Александр I с юности мечтал о военных подвигах. В 1805 г. он стал первым русским монархом после Петра I, присутствовавшим на театре военных действий. «Военное ребячество» и гатчинское воспитание было противопоставлено гению первого полководца Европы [31] . Отправляясь на войну, он надеялся погреться в лучах славы русских побед над Наполеоном. Хорошо знакомый лишь с парадной стороной военного дела и переоценивший боеспособность русских войск, он стал свидетелем катастрофического поражения русских при Аустерлице. В истории российской армии Аустерлицкую битву можно назвать второй «Нарвой». Без этого унизительного проигрыша не было бы и будущих побед. Во всяком случае, стали очевидны огрехи и недостатки предшествующего периода подготовки войск и высшего командного состава, необходимость военных реформ.
31
И. Г. Дивов очень метко охарактеризовал грядущую военную ситуацию для России после 1804 г.: «Тут начинается эпоха великих злополучий» (Повествование о царствовании императора Александра I, для него одного писанное // Русская старина. 1899. № 10. С. 85).

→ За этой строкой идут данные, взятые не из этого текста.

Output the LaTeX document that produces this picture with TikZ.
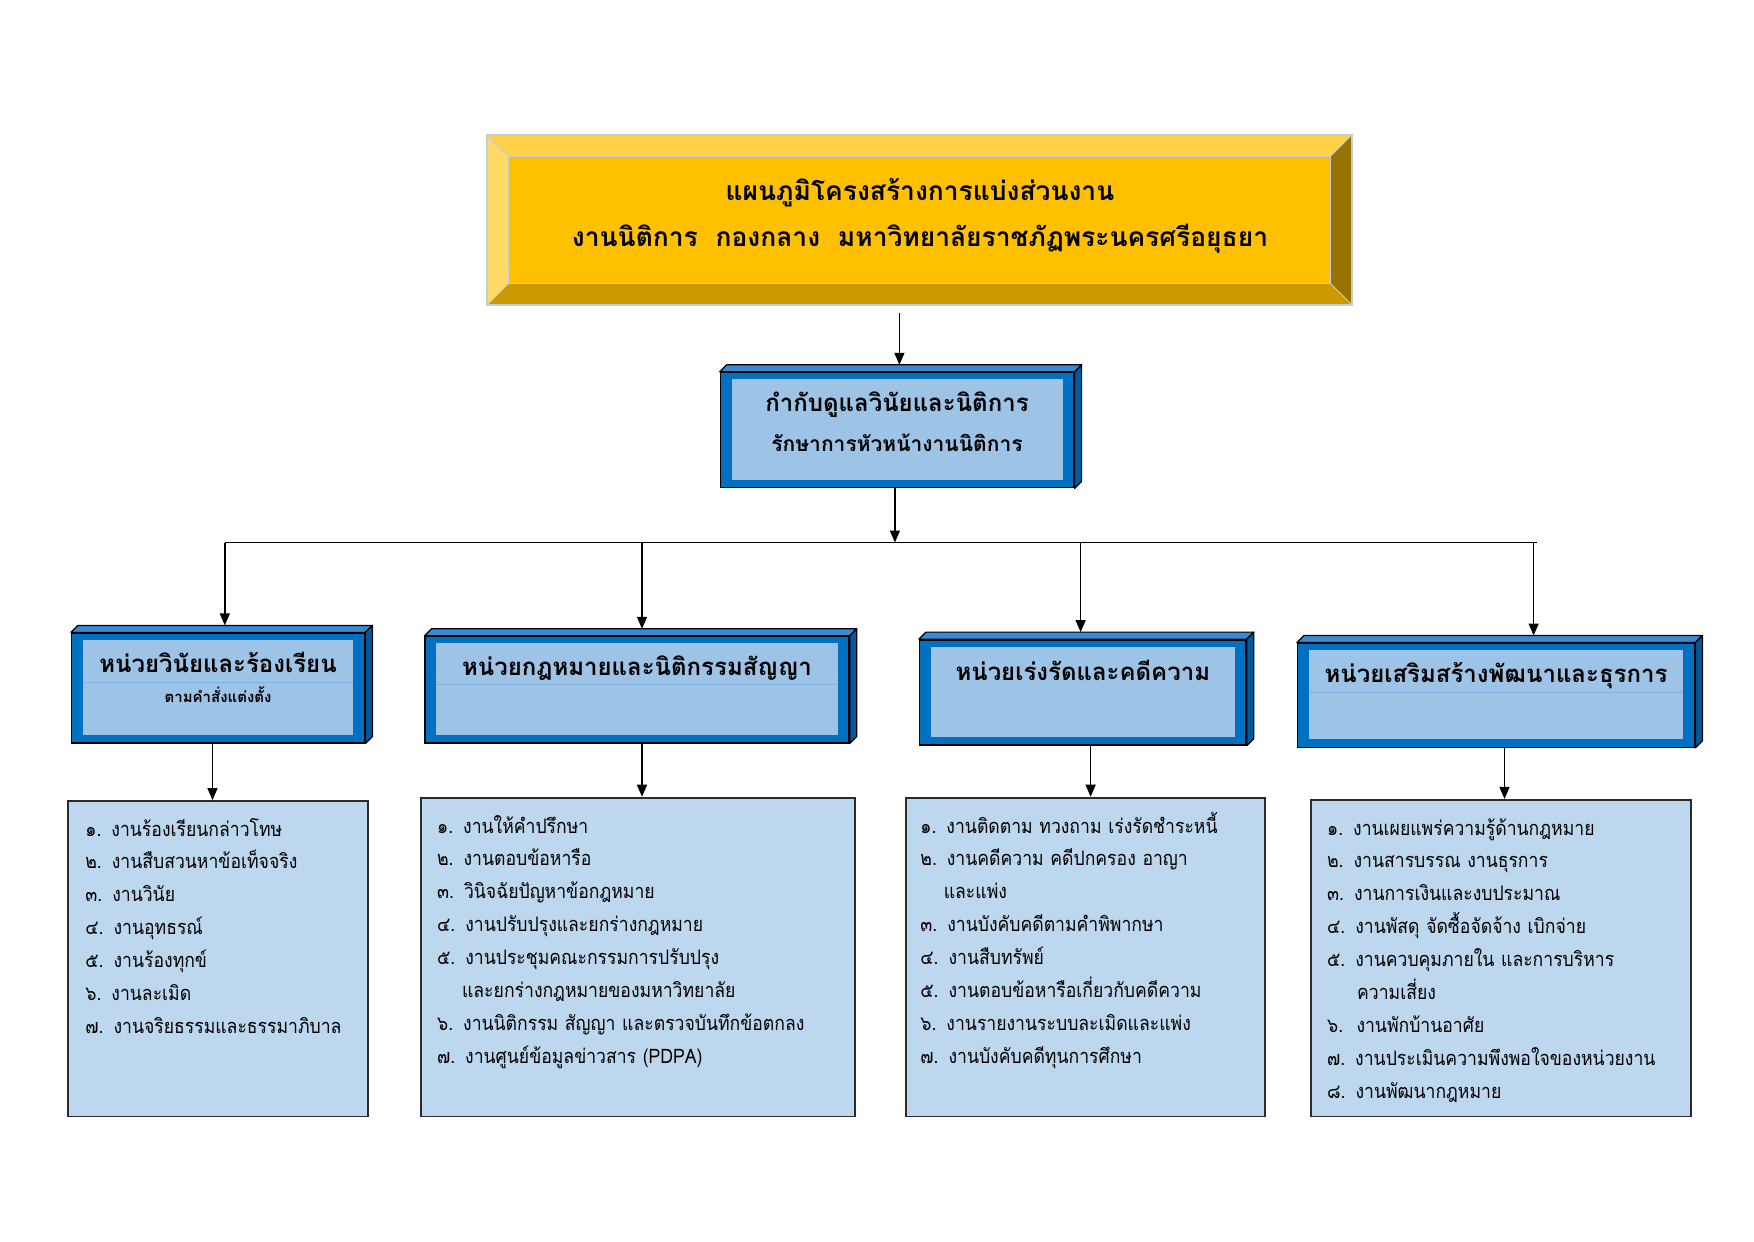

После Аустерлица, ввиду отсутствия общей границы между Россией и Францией, произошел почти годовой отрезок в перерыве военных действий. В это время в правительственных кругах усиленно обсуждался вопрос о дальнейшем курсе. Естественно высказывались разные соображения и предлагались различные методы решения внешнеполитических задач{26}. Русская сторона была вынуждена вступить в переговоры с Францией и даже направила своего дипломатического уполномоченного П.Я. Убри в Париж. Мирные переговоры начала и Англия, но единой англо-русской платформы в переговорном процессе с Францией выработано не было. Убри 20 июля 1806 г. подписал проект франко-русского мирного договора, но его, после специально созванного в Петербурге по этому поводу совещания высших правительственных чиновников, Александр I отказался ратифицировать.
Еще раньше 17 июня 1806 г. от «большой политики» был отстранен А. Чарторыйский, уволенный в отставку. Таким образом, он стал ответственным в глазах русского общественного мнения за провал планов III коалиции в 1805 г. В октябре же 1806 г. ситуация в Европе резко изменилась — неожиданно в войну против наполеоновской империи вступила Пруссия, считавшаяся до этого союзницей Франции. Но после молниеносного разгрома ее армии, почти вся прусская территория оказалась в руках французов. Пришедшая на помощь пруссакам русская армия практически оказалась один на один против войск Наполеона.